The psalms are thick with the word “sing”! David urged God’s people to sing, he sang frequently in praise and thankfulness. In the new testament, there are often commands to sing when in gathered worship. There is a great emphasis on the mindful aspect of singing. Singing songs that teach the congregation, songs that are useful for growing the mind as well as the spirit.

  • So what shall I do? I will pray with my spirit, but I will also pray with my understanding; I will sing with my spirit, but I will also sing with my understanding.(1 Corinthians 14:15)
  • Speaking to one another with psalms, hymns, and songs from the Spirit. Sing and make music from your heart to the Lord, (Ephesians 5:19)
  • Let the message of Christ dwell among you richly as you teach and admonish one another with all wisdom through psalms, hymns, and songs from the Spirit, singing to God with gratitude in your hearts. (Colossians 3:16)
  • Is anyone among you in trouble? Let them pray. Is anyone happy? Let them sing songs of praise.(James 5:13)

There are no prescriptive texts about instruments

In the Old Testament, many instruments are mentioned for using to praise God. Although we cannot take these as prescriptive of our corporate worship, they give an idea of how corporate singing occurred in the Old Testament. Cymbals, harps and lyres are mentioned in Second Chronicles, lyres and harps and tambourines and castanets and cymbals are mentioned in Second Samuel.

So how do we reconcile church music tradition with the commands of scripture? Should we have congregation members trained in the lyre and harp?

In the Balaclava congregation we use Worship Lyric Videos, Emu Music and various other Youtube videos to lead us in singing. It allows us to focus on other acts of service at church and select music that we believe is best for building up the congregation. In the St Kilda congregation we use a combination of organ and videos to lead the singing. We like the organ but sometimes there are other songs we would like to sing with the congregation that are not written for the organ.

Songs should be “great to sing”

Given that we are commanded to sing in the bible, and the commands centre around encouraging one another and not around a specific style of music, we aim to select songs with three different qualities.

The melody is comfortable and pleasurable to sing

In previous eras, many people sang at school or work, or even at the pub on Fridays. We were a culture of singers. Some of the melodies from these eras assume a wider range for singing or a higher or lower singing register than many people have. Therefore older songs may need to be transposed or arranged differently to make this easier. Singing can make you breathless and faint if a song is too slow, or hurt someone’s throat if they are too high. The worst is when people do not sing at all!

The words are rich and encouraging

We select songs from across all kinds of church genres, contemporary, traditional, pentecostal, indie or pop. However, they must first be enjoyable to sing ( see point a) and more importantly, have great quality and theologically powerful lyrics. Singing about repentance, grief, joy and truth is more potent when the words are well written, but they must also be reliable and true from the bible.

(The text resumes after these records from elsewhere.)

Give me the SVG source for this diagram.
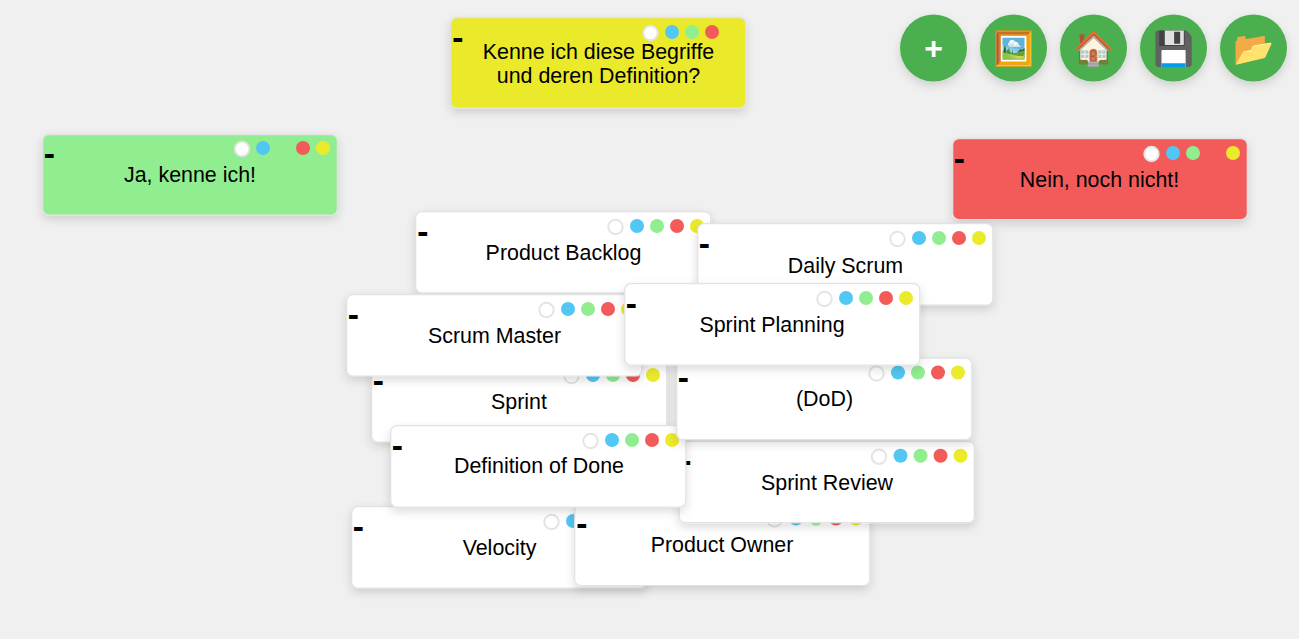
<svg xmlns="http://www.w3.org/2000/svg" width="1299" height="639" viewBox="0 0 1299 639">
<style>
text{font-family:"Liberation Sans",Arial,sans-serif;fill:#000}
.c{stroke:#e2e2e2;stroke-width:1.2;filter:url(#s)}
.t{font-size:21.4px;text-anchor:middle}
.m{font-family:"DejaVu Sans",sans-serif;font-size:28px;font-weight:bold}
.w{fill:#fff;stroke:#e4e4e4;stroke-width:2}
.b{fill:#53c7f3}.g{fill:#90ee90}.r{fill:#f35a5a}.y{fill:#ebea2b}
.btn{fill:#4caf50;filter:url(#s)}
.e{font-family:"Noto Color Emoji","Liberation Sans",sans-serif;font-size:33px;text-anchor:middle}
</style>
<defs>
<filter id="s" x="-20%" y="-30%" width="140%" height="170%"><feDropShadow dx="0" dy="4" stdDeviation="5" flood-color="#000" flood-opacity=".14"/></filter>
<rect id="card" x="-.3" y="-.3" width="295.100" height="81.300" rx="6"/>
<g id="dots"><circle class="w" cx="199.500" cy="15" r="7.200"/><circle class="b" cx="221" cy="14" r="7"/><circle class="g" cx="241" cy="14" r="7"/><circle class="r" cx="261" cy="14" r="7"/><circle class="y" cx="281" cy="14" r="7"/></g>
</defs>
<rect width="1299" height="639" fill="#f0f0f0"/>
<g id="connectors"/>
<g id="btn-add"><circle class="btn" cx="933.500" cy="48" r="33.500"/><text x="933.500" y="59" font-size="32" font-weight="bold" text-anchor="middle" style="fill:#fff">+</text></g>
<g id="btn-image"><circle class="btn" cx="1013.500" cy="48" r="33.500"/><text class="e" x="1013.500" y="60">🖼️</text></g>
<g id="btn-home"><circle class="btn" cx="1093.500" cy="48" r="33.500"/><text class="e" x="1093.500" y="60">🏠</text></g>
<g id="btn-save"><circle class="btn" cx="1173.500" cy="48" r="33.500"/><text class="e" x="1173.500" y="60">💾</text></g>
<g id="btn-open"><circle class="btn" cx="1253.500" cy="48" r="33.500"/><text class="e" x="1253.500" y="60">📂</text></g>

<g id="question" transform="translate(451 18)"><rect class="c y" x="-.3" y="-.3" width="295.100" height="90.300" rx="6"/><circle class="w" cx="199.500" cy="15" r="7.200"/><circle class="b" cx="221" cy="14" r="7"/><circle class="g" cx="241" cy="14" r="7"/><circle class="r" cx="261" cy="14" r="7"/><text class="m" x="1" y="29.500">-</text><text class="t" x="147.500" y="41">Kenne ich diese Begriffe</text><text class="t" x="147.500" y="65">und deren Definition?</text></g>
<g id="yes" transform="translate(43 135)"><rect class="c g" x="-.3" y="-.3" width="294.600" height="80.300" rx="6"/><circle class="w" cx="199" cy="14" r="7.200"/><circle class="b" cx="220" cy="13" r="7"/><circle class="r" cx="260" cy="13" r="7"/><circle class="y" cx="280" cy="13" r="7"/><text class="m" x="0.500" y="29">-</text><text class="t" x="147" y="47">Ja, kenne ich!</text></g>
<g id="no" transform="translate(953 139)"><rect class="c r" x="-.3" y="-.3" width="294.600" height="80.800" rx="6"/><circle class="w" cx="198.500" cy="15" r="7.200"/><circle class="b" cx="220" cy="14" r="7"/><circle class="g" cx="240" cy="14" r="7"/><circle class="y" cx="280" cy="14" r="7"/><text class="m" x="0.500" y="29.500">-</text><text class="t" x="146.500" y="48">Nein, noch nicht!</text></g>

<g id="velocity" transform="translate(352 507)"><use href="#card" class="c" fill="#fff"/><use href="#dots"/><text class="m" x="0.500" y="29.500">-</text><text class="t" x="147.500" y="48">Velocity</text></g>
<g id="product-owner" transform="translate(575 504.500)"><use href="#card" class="c" fill="#fff"/><use href="#dots"/><text class="m" x="1" y="29.500">-</text><text class="t" x="147" y="47.500">Product Owner</text></g>
<g id="sprint" transform="translate(372 361)"><use href="#card" class="c" fill="#fff"/><use href="#dots"/><text class="m" x="0.500" y="29.500">-</text><text class="t" x="147" y="48">Sprint</text></g>
<g id="sprint-review" transform="translate(679.500 441.700)"><use href="#card" class="c" fill="#fff"/><use href="#dots"/><text class="m" x="0.500" y="29.500">-</text><text class="t" x="147.500" y="48">Sprint Review</text></g>
<g id="definition-of-done" transform="translate(391 426)"><use href="#card" class="c" fill="#fff"/><use href="#dots"/><text class="m" x="0.500" y="29.500">-</text><text class="t" x="148" y="47">Definition of Done</text></g>
<g id="dod" transform="translate(677 358.500)"><use href="#card" class="c" fill="#fff"/><use href="#dots"/><text class="m" x="0.500" y="29.500">-</text><text class="t" x="147.500" y="47.500">(DoD)</text></g>
<g id="product-backlog" transform="translate(416 212)"><use href="#card" class="c" fill="#fff"/><use href="#dots"/><text class="m" x="1" y="29.500">-</text><text class="t" x="147.500" y="48">Product Backlog</text></g>
<g id="daily-scrum" transform="translate(698 224)"><use href="#card" class="c" fill="#fff"/><use href="#dots"/><text class="m" x="0.500" y="29.500">-</text><text class="t" x="147.500" y="48.500">Daily Scrum</text></g>
<g id="scrum-master" transform="translate(347 295)"><use href="#card" class="c" fill="#fff"/><use href="#dots"/><text class="m" x="0.500" y="29.500">-</text><text class="t" x="147.500" y="48">Scrum Master</text></g>
<g id="sprint-planning" transform="translate(625 284)"><use href="#card" class="c" fill="#fff"/><use href="#dots"/><text class="m" x="0.500" y="29.500">-</text><text class="t" x="147" y="48">Sprint Planning</text></g>
</svg>
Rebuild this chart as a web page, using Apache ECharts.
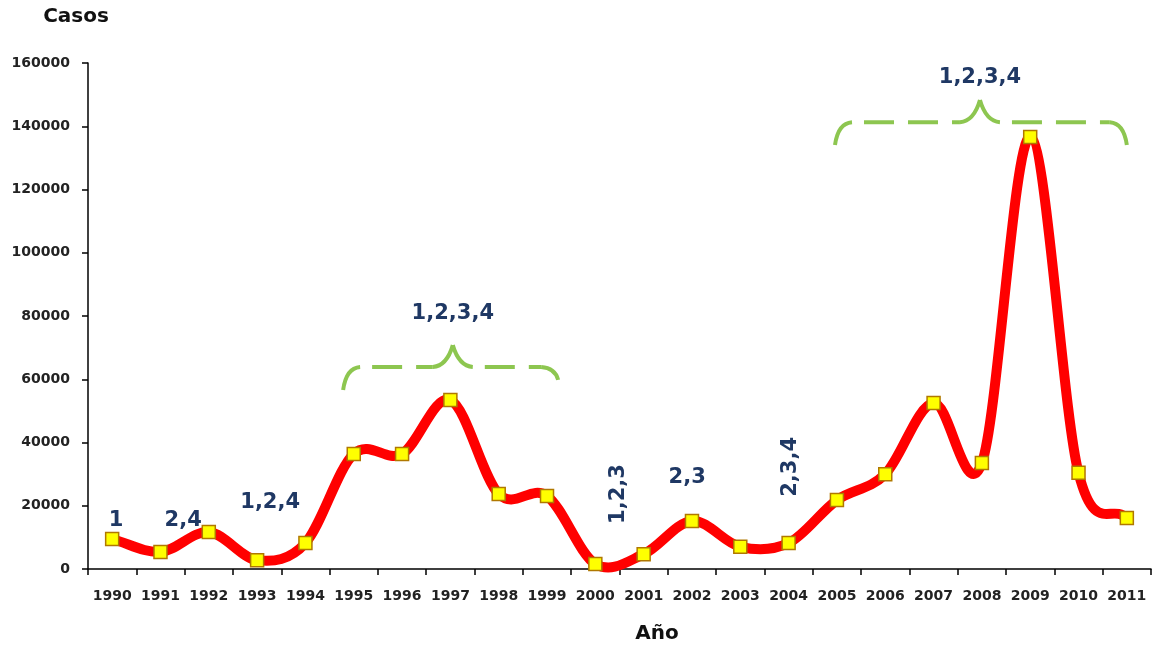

The songs speak to our community

Sometimes we will select songs from Anglican, Presbyterian, Pentecostal, Lutheran or more broadly contemporary sources as we know that our congregation is made up of people from different places. Sometimes we introduce new songs that many of us are not familiar with as they fill a gap in our theological teaching. Some songs are arranged for organ, but others are piano, others have a full band. We prefer worship videos with text and good cueing so that the congregation can sing and be in harmony with one another.

Worshipping together in a physical space and singing is one of the greatest joys to share with our community together. We can share our pain and sorrow, our delight and joy and be reminded of rich biblical truths. May God bless our singing together to glorify Him and build up the people in the congregation.